#### [Raw records]
------------
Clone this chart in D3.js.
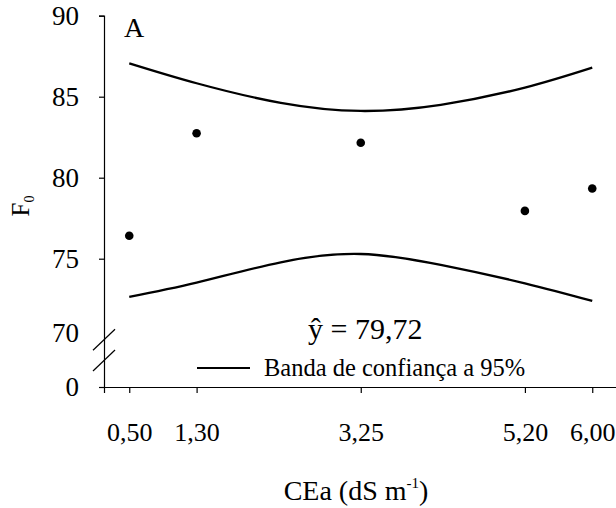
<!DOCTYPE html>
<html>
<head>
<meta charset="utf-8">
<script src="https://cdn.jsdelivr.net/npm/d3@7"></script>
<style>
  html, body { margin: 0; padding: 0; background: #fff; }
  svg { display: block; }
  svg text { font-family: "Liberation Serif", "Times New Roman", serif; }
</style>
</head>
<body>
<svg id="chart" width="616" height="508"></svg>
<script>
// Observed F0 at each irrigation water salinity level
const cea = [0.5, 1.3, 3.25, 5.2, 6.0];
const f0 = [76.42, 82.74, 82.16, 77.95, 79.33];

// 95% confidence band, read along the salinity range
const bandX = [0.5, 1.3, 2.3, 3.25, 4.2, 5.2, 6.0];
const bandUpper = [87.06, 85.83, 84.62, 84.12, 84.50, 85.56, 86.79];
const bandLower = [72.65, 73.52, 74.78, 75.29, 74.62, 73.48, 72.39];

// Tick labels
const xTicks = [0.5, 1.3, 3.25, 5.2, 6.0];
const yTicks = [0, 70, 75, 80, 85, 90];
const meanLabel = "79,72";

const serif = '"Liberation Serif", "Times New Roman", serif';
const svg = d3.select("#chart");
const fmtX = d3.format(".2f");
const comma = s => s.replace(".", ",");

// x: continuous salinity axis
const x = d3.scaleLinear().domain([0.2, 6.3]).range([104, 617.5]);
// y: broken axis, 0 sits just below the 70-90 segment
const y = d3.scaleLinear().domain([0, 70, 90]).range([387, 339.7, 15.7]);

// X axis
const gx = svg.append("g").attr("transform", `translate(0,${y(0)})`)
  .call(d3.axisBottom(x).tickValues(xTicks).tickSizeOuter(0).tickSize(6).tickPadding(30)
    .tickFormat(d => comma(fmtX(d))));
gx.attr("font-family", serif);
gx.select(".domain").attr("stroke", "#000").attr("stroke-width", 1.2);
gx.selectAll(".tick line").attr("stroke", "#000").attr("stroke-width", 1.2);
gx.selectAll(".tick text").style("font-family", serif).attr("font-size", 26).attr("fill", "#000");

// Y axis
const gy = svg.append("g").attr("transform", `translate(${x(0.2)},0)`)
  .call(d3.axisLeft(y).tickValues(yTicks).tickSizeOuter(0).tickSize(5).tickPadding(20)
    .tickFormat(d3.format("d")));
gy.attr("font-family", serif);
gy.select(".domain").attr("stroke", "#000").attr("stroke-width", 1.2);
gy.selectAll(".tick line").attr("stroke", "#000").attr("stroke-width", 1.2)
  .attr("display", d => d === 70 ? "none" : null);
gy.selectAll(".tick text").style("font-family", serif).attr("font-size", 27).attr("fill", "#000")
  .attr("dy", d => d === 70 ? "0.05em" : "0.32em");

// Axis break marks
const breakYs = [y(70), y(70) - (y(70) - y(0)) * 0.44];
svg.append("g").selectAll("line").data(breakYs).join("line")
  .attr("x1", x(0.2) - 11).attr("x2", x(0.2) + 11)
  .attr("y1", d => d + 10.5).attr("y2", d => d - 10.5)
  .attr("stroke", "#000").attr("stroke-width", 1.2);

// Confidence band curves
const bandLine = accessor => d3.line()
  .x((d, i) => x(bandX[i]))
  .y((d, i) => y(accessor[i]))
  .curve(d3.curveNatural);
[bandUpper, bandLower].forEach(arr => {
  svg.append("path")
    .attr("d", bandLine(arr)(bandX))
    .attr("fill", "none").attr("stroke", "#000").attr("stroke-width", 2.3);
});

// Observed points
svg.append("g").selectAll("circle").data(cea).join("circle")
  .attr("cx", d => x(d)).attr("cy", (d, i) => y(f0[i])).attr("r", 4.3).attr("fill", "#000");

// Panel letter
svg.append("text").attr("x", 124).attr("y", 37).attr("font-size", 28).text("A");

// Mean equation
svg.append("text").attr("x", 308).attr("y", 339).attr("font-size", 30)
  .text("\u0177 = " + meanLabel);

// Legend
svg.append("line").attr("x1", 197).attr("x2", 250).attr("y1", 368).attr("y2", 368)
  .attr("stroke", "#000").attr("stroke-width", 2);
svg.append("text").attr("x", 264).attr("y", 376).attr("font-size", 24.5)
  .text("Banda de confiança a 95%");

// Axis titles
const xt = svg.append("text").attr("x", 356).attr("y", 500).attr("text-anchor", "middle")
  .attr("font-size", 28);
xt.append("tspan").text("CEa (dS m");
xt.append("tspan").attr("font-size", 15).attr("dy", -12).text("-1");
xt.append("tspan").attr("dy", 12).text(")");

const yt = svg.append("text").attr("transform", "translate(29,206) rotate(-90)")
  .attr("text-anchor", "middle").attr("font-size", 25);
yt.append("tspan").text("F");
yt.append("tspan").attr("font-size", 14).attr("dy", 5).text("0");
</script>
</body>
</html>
------------
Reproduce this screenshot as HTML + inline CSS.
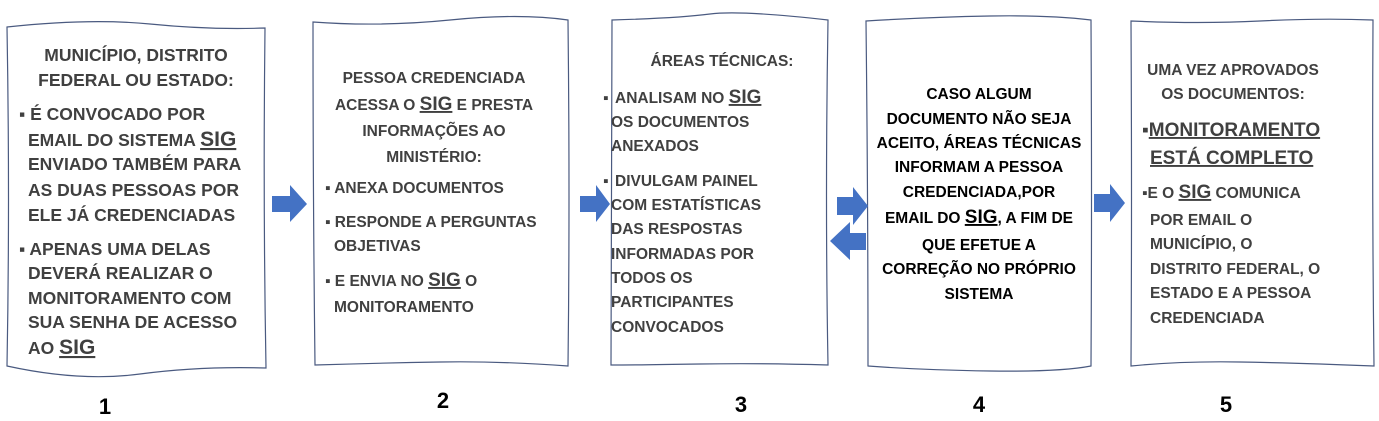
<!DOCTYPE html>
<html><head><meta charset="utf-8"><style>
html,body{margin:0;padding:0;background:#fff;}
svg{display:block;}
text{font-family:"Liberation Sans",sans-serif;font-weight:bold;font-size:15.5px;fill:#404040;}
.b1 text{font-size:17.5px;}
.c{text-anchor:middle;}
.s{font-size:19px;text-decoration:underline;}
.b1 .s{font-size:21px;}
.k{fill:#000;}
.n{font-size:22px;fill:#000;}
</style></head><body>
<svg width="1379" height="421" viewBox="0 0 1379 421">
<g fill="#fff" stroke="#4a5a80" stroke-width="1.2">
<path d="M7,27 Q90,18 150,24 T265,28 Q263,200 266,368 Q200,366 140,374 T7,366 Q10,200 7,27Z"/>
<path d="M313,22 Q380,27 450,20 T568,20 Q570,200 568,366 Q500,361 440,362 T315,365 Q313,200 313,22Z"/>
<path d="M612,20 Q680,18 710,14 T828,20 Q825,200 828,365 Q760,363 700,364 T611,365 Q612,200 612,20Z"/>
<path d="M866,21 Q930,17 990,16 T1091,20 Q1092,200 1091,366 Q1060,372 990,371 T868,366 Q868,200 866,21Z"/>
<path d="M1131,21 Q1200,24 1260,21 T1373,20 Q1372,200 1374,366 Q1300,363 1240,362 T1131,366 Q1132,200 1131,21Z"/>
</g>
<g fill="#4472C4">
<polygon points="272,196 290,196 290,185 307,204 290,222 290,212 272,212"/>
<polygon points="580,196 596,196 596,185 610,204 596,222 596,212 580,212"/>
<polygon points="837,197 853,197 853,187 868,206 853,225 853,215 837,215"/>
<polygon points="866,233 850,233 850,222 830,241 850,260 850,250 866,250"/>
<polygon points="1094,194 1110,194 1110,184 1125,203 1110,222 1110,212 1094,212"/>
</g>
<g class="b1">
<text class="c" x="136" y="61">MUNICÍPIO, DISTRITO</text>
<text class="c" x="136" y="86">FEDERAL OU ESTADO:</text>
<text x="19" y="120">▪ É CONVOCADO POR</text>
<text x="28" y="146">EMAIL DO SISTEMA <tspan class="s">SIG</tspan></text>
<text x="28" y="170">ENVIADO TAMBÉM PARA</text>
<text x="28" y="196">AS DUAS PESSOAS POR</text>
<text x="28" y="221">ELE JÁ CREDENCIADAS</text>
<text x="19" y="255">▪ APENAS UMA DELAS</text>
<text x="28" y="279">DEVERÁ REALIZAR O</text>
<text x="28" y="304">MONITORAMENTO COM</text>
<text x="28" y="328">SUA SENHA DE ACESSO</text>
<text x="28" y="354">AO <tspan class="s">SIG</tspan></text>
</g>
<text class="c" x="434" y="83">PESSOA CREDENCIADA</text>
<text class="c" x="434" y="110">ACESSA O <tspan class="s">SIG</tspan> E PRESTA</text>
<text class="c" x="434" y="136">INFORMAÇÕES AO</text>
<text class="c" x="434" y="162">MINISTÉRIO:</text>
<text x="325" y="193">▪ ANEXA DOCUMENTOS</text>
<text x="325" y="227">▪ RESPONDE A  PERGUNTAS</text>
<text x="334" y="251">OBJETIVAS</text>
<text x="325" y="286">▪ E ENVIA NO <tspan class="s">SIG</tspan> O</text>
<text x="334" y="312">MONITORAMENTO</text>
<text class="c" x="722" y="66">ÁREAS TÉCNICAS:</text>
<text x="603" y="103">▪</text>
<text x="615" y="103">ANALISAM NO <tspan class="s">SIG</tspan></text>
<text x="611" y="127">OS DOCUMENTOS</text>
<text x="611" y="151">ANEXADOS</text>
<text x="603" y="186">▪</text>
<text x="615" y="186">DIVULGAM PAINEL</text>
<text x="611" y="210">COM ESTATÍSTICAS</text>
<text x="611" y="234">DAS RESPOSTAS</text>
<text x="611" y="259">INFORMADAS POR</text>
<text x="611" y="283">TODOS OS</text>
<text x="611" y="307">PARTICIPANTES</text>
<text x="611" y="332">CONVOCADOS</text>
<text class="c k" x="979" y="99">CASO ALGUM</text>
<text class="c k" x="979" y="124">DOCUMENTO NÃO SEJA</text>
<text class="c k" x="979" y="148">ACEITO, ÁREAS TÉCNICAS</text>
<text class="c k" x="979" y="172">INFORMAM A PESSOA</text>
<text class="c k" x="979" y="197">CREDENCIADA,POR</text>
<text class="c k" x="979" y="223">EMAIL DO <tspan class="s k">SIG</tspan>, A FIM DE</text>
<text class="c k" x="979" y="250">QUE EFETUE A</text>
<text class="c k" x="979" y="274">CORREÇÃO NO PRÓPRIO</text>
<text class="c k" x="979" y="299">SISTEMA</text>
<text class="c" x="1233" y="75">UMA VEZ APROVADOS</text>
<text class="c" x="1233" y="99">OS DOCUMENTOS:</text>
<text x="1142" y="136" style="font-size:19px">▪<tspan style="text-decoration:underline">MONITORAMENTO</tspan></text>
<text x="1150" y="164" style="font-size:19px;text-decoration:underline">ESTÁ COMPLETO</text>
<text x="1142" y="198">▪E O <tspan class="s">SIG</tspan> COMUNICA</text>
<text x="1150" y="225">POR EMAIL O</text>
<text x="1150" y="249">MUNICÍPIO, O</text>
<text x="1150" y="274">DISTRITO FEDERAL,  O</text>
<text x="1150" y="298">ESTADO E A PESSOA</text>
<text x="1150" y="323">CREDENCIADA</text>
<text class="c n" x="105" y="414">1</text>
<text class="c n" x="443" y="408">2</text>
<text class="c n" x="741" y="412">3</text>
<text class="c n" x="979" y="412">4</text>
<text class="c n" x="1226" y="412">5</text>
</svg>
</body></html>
------------
#### [Given task]
Extract each line from the entries above that contains the string "chart".

#### [Result of the exercise]
Clone this chart in D3.js.
<svg id="chart" width="616" height="508"></svg>
const svg = d3.select("#chart");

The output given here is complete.